→ **REQUIREMENTS**: Copy every line of the data that includes the string "React".

→ **SOURCE MATERIAL**:
--- --- ---
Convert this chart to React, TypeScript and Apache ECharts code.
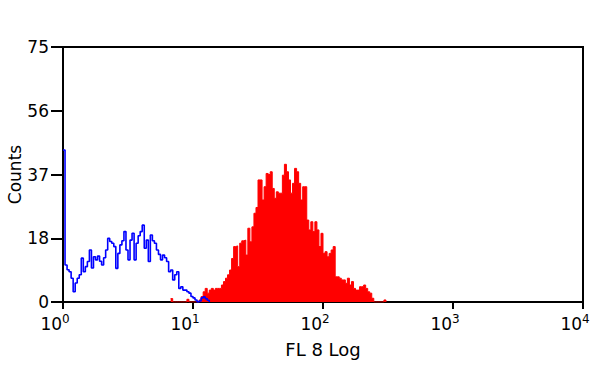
import React, { useEffect, useRef } from "react";
import * as echarts from "echarts";

// 256 channels over 4 decades -> 64 channels per decade
const CHANNELS_PER_DECADE = 64;
const decadeTicks = [0, 1, 2, 3, 4];
const countTicks = [0, 18.75, 37.5, 56.25, 75];

// Isotype control (blue), starting at channel 0
const blueStart = 0;
const blueCounts = [
  44.7, 10.9, 9.5, 8.9, 7, 3, 5.6, 7, 8, 12.9,
  8.9, 10.4, 11.9, 15.3, 10, 13.3, 12.4, 13.5, 12, 10.9,
  13, 15.3, 18.7, 17.8, 17.3, 16.3, 9.9, 14.3, 16.8, 18,
  20.7, 15.3, 12.4, 18.2, 20.2, 12.4, 17.3, 19.5, 20.7, 22.6,
  15.8, 18.2, 11.9, 19.7, 18, 17.3, 15.3, 14, 12.4, 13.8,
  13, 11.9, 8.9, 9.4, 6.5, 8, 8.9, 4, 4.5, 3.5,
  3.5, 3, 2.6, 1.6, 1.2, 0.6, 0, 0.3, 1.2, 1.5,
  1, 0.5, 0,
];

// Stained sample (red), starting at channel 53
const redStart = 53;
const redCounts = [
  1.0, 0, 0, 0, 0, 0, 0, 0, 0.8, 0,
  0, 0, 0, 0, 0.6, 1.6, 3, 4, 2.6, 3.5,
  4, 3.5, 4, 4, 4, 5, 6, 7, 8, 9.4,
  12.8, 16.3, 16.5, 10.4, 17.3, 18, 18.2, 13.8, 21.7, 17.7,
  22.1, 26.1, 27.8, 35.9, 35.9, 30, 33.9, 37.8, 37.5, 38.3,
  33.4, 30.5, 32.4, 32, 32, 37.3, 40.5, 38.3, 35.9, 32,
  34.9, 39.3, 38.3, 34.9, 30, 33.9, 33.9, 24.1, 21.2, 23.6,
  20.7, 23.6, 21.2, 16.3, 20.2, 14.3, 14.8, 13.3, 14.3, 15.3,
  16.3, 7.4, 7.4, 7, 6.5, 6.5, 5.5, 7, 5, 6,
  4, 3.5, 3.5, 4.5, 4.5, 5, 4, 3, 2.6, 1.1,
  0, 0, 0, 0, 0, 0.6, 0,
];

const toPoints = (start: number, counts: number[]) =>
  counts.map((c, i) => [(start + i) / CHANNELS_PER_DECADE, c]);

const FONT = "DejaVu Sans";

export default function App() {
  const ref = useRef<HTMLDivElement>(null);
  useEffect(() => {
    if (!ref.current) return;
    const chart = echarts.init(ref.current, undefined, { renderer: "svg" });
    chart.setOption({
      animation: false,
      backgroundColor: "#ffffff",
      grid: {
        left: 63,
        right: 17,
        top: 47,
        bottom: 66,
        containLabel: false,
        outerBoundsMode: "none",
        show: true,
        borderColor: "#000000",
        borderWidth: 2,
      },
      xAxis: {
        type: "value",
        min: decadeTicks[0],
        max: decadeTicks[decadeTicks.length - 1],
        interval: 1,
        name: "FL 8 Log",
        nameLocation: "middle",
        nameGap: 38,
        nameMoveOverlap: false,
        nameTextStyle: { fontFamily: FONT, fontSize: 18, color: "#000" },
        axisLine: { lineStyle: { color: "#000", width: 2 } },
        axisTick: { length: 7, lineStyle: { color: "#000", width: 2 } },
        splitLine: { show: false },
        axisLabel: {
          margin: 12,
          padding: [0, 16, 0, 0],
          formatter: (v: number) => `{b|10}{s|${Math.round(v)}}`,
          rich: {
            b: { fontFamily: FONT, fontSize: 17, color: "#000", lineHeight: 20 },
            s: { fontFamily: FONT, fontSize: 12, color: "#000", lineHeight: 20, padding: [0, 0, 10, 0] },
          },
        },
      },
      yAxis: {
        type: "value",
        min: countTicks[0],
        max: countTicks[countTicks.length - 1],
        interval: countTicks[1] - countTicks[0],
        name: "Counts",
        nameLocation: "middle",
        nameGap: 39,
        nameMoveOverlap: false,
        nameRotate: 90,
        nameTextStyle: { fontFamily: FONT, fontSize: 17, color: "#000", lineHeight: 18 },
        axisLine: { show: true, lineStyle: { color: "#000", width: 2 } },
        axisTick: { show: true, length: 12, lineStyle: { color: "#000", width: 2 } },
        splitLine: { show: false },
        axisLabel: {
          margin: 14,
          fontFamily: FONT,
          fontSize: 17,
          color: "#000",
          formatter: (v: number) => String(Math.floor(v)),
        },
      },
      series: [
        {
          type: "line",
          step: "end",
          symbol: "none",
          data: toPoints(redStart, redCounts),
          lineStyle: { color: "#ff0000", width: 1 },
          itemStyle: { color: "#ff0000" },
          areaStyle: { color: "#ff0000", opacity: 1 },
          z: 2,
        },
        {
          type: "line",
          step: "end",
          symbol: "none",
          data: toPoints(blueStart, blueCounts),
          lineStyle: { color: "#0000ff", width: 1.6 },
          itemStyle: { color: "#0000ff" },
          z: 3,
        },
      ],
    });
    return () => chart.dispose();
  }, []);
  return <div ref={ref} style={{ width: 600, height: 368, position: "absolute", left: 0, top: 0 }} />;
}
--- --- ---
→ **FULL OUTPUT**:
Convert this chart to React, TypeScript and Apache ECharts code.
import React, { useEffect, useRef } from "react";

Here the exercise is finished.